Gay Mom on 'The Kids Are All Right': 'I Kept Forgetting It Was About Lesbians'
A gay mom with an important film studio job asked us to share her response to Lisa Cholodenko's Oscar hopeful, a personal insight into how it's connecting to a crucial demo. "I did not expect to enjoy The Kids Are All Right," says Anonymous Gay Movie Mom.
"I figured I'd appreciate it as quality cinema, but I resisted watching it because why would this workaholic gay mom want to see a movie about -- SPOILER ALERT! -- how a workaholic gay mom gets cheated on by her wife? With a guy. And not just any guy, but their previously unknown sperm donor, the biological father of their two children!
"It set off my alarms: Was this going to be a movie about a family with two moms that breaks apart as soon as a dad -- the 'real' dad -- comes on the scene? Ugh, no thanks. I've seen enough sad lesbians on the big screen, so tortured by their identity, so unable to have real relationships and a happily ever after. I am happy to report that this movie is beyond self-hatred and doubt around being gay. It's bigger than that. It's about marriage and couplehood and parenthood and what keeps us together and pulls us apart.
"I'm not so insecure to think that I'm not loved by my family. I am. But I worry that I'm not home enough, not engaged enough, not kind enough. And I know that if I'm not attuned enough to these deficiences that gaps could form and someone could slip between me and the people I love. Unlike Annette Bening's character, I'm not the biological mom to either of my kids. [My wife] did all the hard work. I just gave her fertility shots and held her hand in the delivery room. There were times, early on, where I felt insecure about my place in our family, not as a provider but as a mom. Like when the hospital forms had a place for me as the insurance policy holder but not as parent. I started to feel better after I was able to adopt the kids (thank God we live in a state where it's allowed). I'm not just my kids' mom in my heart, but legally too.
"If our donor came into our lives, I would try to be big about it, but I would feel threatened. So for me, the big moment in the movie came when Bening's character sent the donor and would-be father figure packing. Damn right it's her family! And I love that for them, it was true. Mark Ruffalo's character was awfully appealing, and yet the undeniable pull of biology (and effortless cool and fresh peppers and a motorcycle) can't replace years of being a real, present and loving parent. Maybe it's possible for an unknown donor to become known and have some measure of involvment in a family made with his contribution. But that needs to happen in a way that's respectful to all involved for it to be something more than a lightning strike in a family's life.
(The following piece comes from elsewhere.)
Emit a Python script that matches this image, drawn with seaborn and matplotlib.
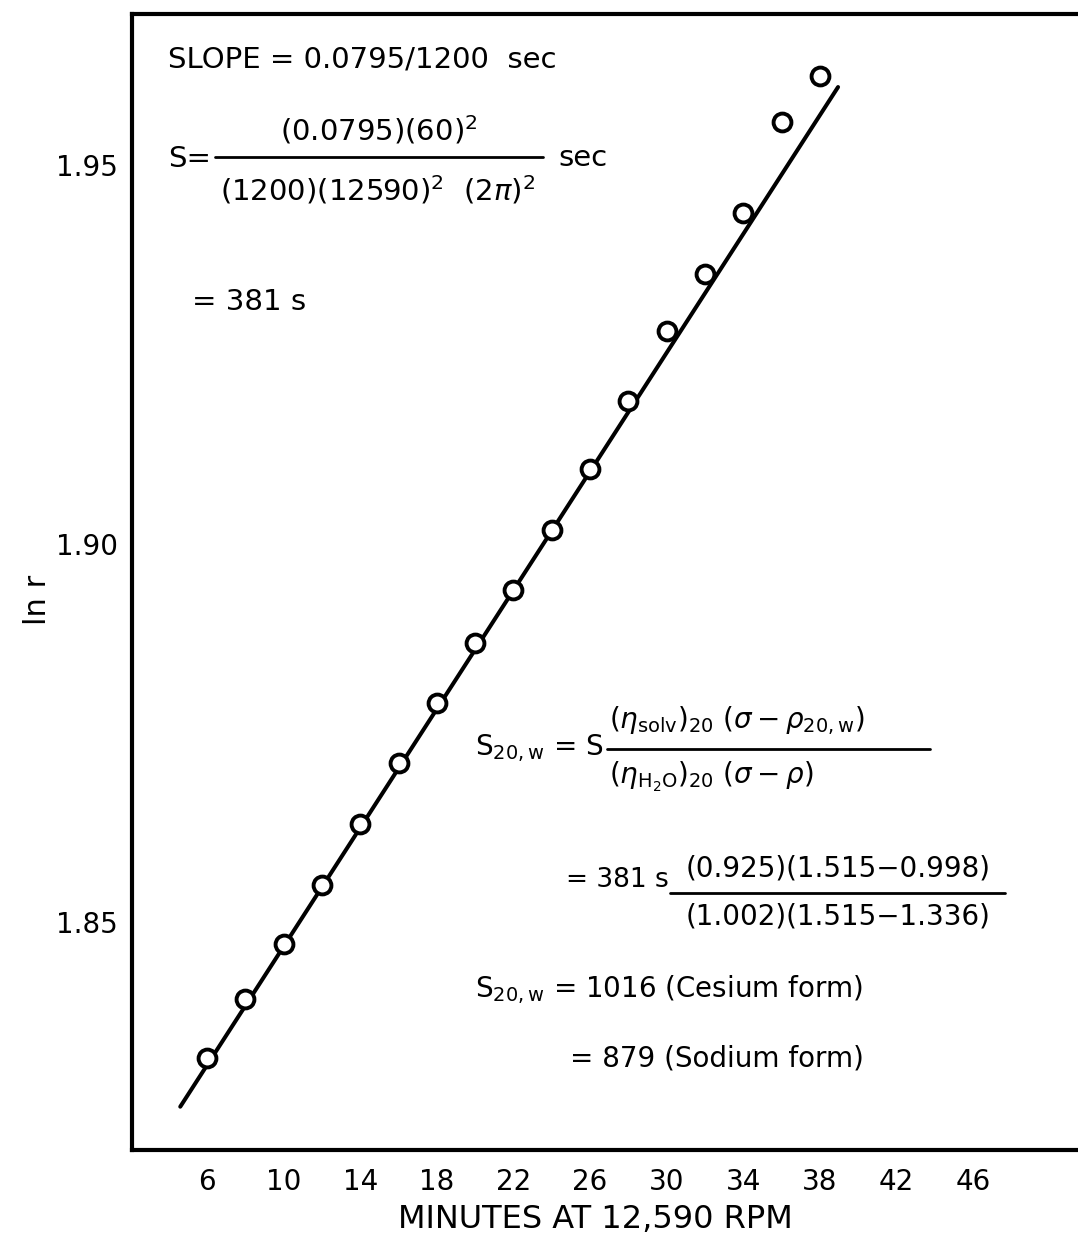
import matplotlib
matplotlib.use("Agg")
import matplotlib.pyplot as plt
import seaborn as sns
import numpy as np
from matplotlib.lines import Line2D

# ---- data ----
minutes = [6, 8, 10, 12, 14, 16, 18, 20, 22, 24, 26, 28, 30, 32, 34, 36, 38]
ln_r = [1.8320, 1.8398, 1.8471, 1.8549, 1.8629, 1.8710, 1.8789, 1.8869,
        1.8938, 1.9018, 1.9098, 1.9188, 1.9281, 1.9356, 1.9437, 1.9557, 1.9618]
fit_x = [4.6, 38.95]
fit_y = [1.8256, 1.9603]
x_ticks = [6, 10, 14, 18, 22, 26, 30, 34, 38, 42, 46]
y_ticks = [1.85, 1.90, 1.95]
y_ticklabels = ["1.85", "1.90", "1.95"]

W, H = 1078, 1246
sns.set_style("white")
plt.rcParams["font.family"] = ["DejaVu Sans"]
plt.rcParams["mathtext.fontset"] = "dejavusans"
plt.rcParams["text.color"] = "black"
plt.rcParams["axes.labelcolor"] = "black"

fig = plt.figure(figsize=(W / 100, H / 100), dpi=100)
# axes extend a little past the right edge of the figure (no right border)
ext = 30
ax = fig.add_axes([132 / W, 1 - 1150 / H, (W + ext - 132) / W, (1150 - 14) / H])

sns.lineplot(x=fit_x, y=fit_y, ax=ax, color="black", lw=2.9,
             solid_capstyle="round", zorder=2)
sns.scatterplot(x=minutes, y=ln_r, ax=ax, marker="o", s=165,
                facecolor="white", edgecolor="black", linewidth=2.8, zorder=3)

ax.set_xlim(2.08, 51.48 + ext / 19.15)
ax.set_ylim(1.81988, 1.96995)
ax.set_xticks(x_ticks)
ax.set_xticklabels([str(t) for t in x_ticks])
ax.set_yticks(y_ticks)
ax.set_yticklabels(y_ticklabels)
ax.tick_params(axis="x", direction="in", length=18, width=2.2, pad=13,
               labelsize=20, colors="black")
ax.tick_params(axis="y", direction="out", length=8, width=1.8, pad=2,
               labelsize=20, colors="black")
for side in ["left", "top", "bottom"]:
    ax.spines[side].set_visible(True)
    ax.spines[side].set_linewidth(3)
    ax.spines[side].set_color("black")
ax.spines["right"].set_visible(False)
ax.set_xlabel("")
ax.set_ylabel("")
fig.text(595 / W, 1 - 1220 / H, "MINUTES AT 12,590 RPM", fontsize=23,
         ha="center", va="center")
fig.text(37 / W, 1 - 600 / H, "ln r", rotation=90, fontsize=22,
         ha="center", va="center")


def px(x, y):
    return x / W, 1 - y / H


def txt(x, y, s, size=20, ha="left"):
    fig.text(*px(x, y), s, fontsize=size, ha=ha, va="baseline")


def bar(x0, x1, y):
    fig.add_artist(Line2D([x0 / W, x1 / W], [1 - y / H, 1 - y / H],
                          transform=fig.transFigure, color="black", lw=2))


# top block
txt(168, 68, "SLOPE = 0.0795/1200  sec", size=21)
txt(168, 167, "S=", size=21)
bar(215, 543, 157)
txt(379, 140, r"(0.0795)(60)$^2$", size=21, ha="center")
txt(378, 200, r"(1200)(12590)$^2$  (2$\pi$)$^2$", size=21, ha="center")
txt(558, 166, "sec", size=21)
txt(192, 310, "= 381 s", size=21)

# lower block
txt(475, 755, r"S$_{20,\mathrm{w}}$ = S", size=20)
bar(607, 930, 749)
txt(609, 728, r"($\eta_{\mathrm{solv}}$)$_{20}$ ($\sigma - \rho_{20,\mathrm{w}}$)", size=20)
txt(609, 784, r"($\eta_{\mathrm{H_2O}}$)$_{20}$ ($\sigma - \rho$)", size=20)

txt(566, 887, "= 381 s", size=19)
bar(670, 1005, 893)
txt(838, 877, "(0.925)(1.515\u22120.998)", size=20, ha="center")
txt(838, 925, "(1.002)(1.515\u22121.336)", size=20, ha="center")

txt(475, 997, r"S$_{20,\mathrm{w}}$ = 1016 (Cesium form)", size=20)
txt(570, 1067, "= 879 (Sodium form)", size=20)

fig.savefig("out.png", dpi=100, facecolor="white")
"I figured the cheating and the fallout would feel forced. But it didn't. I understood how those characters got to every place they got. [My wife] said that she thought Julianne Moore's character cheated with a man in part because she knew she wouldn't fall in love. She is gay, after all! Best of all, and this is may sound weird, I kept forgetting this was about lesbians. It was a movie about a couple that poured so much into their jobs and their (wonderful) children that their own relationship went untended. Moore's character talked about hearing criticism in silence and that hit me. Criticisms so rarely go unspoken. But it's all to easy to think the affirming things somehow don't need to be said. Those you love the most know you so well that they will know your heart and mind in silence, right? Well, no. And they may begin to assume to worst, to feel unloved, to scream for your attention from the arms (and bed) of someone else. And if they REALLY want you to hear, it may be from the arts of, God forbid, your donor.